In a water softener, sodium ions weakly attached to a negatively charged resin are exchanged for the hard-water minerals, which are held more tightly by the resin. SLUG-26 provides a positively charged substrate that can exchange a nontoxic negative ion for the negatively charged pollutants.

Water softening techniques are very effective for removing minerals such as calcium and magnesium, which occur as positively charged ions in hard water. But many heavy metals and other inorganic pollutants form negatively charged ions, and existing water treatment processes to remove them are inefficient and expensive.

"Our goal for the past 12 years has been to make materials that can trap pollutants, and we finally got what we wanted.

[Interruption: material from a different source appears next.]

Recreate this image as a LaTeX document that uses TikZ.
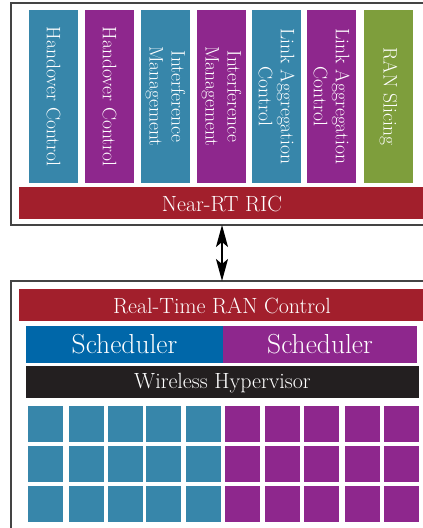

The data show that the exchange process works," said Scott Oliver, associate professor of chemistry at UCSC.

The chemical name for SLUG-26 is copper hydroxide ethanedisulfonate. It has a layered structure of positively charged two-dimensional sheets with a high capacity for holding onto negative ions. Oliver and UCSC graduate student Honghan Fei describe the compound in a paper that will be published in the journal Angewandte Chemie and is currently available online.

The researchers are currently focusing on the use of SLUG-26 to trap the radioactive metal technetium, which is a major concern for long-term disposal of radioactive waste. Technetium is produced in nuclear reactors and has a long half-life of 212,000 years. It forms the negative ion pertechnetate in water and can leach out of solid waste, making groundwater contamination a serious concern.

"It's a problem because of its environmental mobility, so they need new ways to trap it," Oliver said.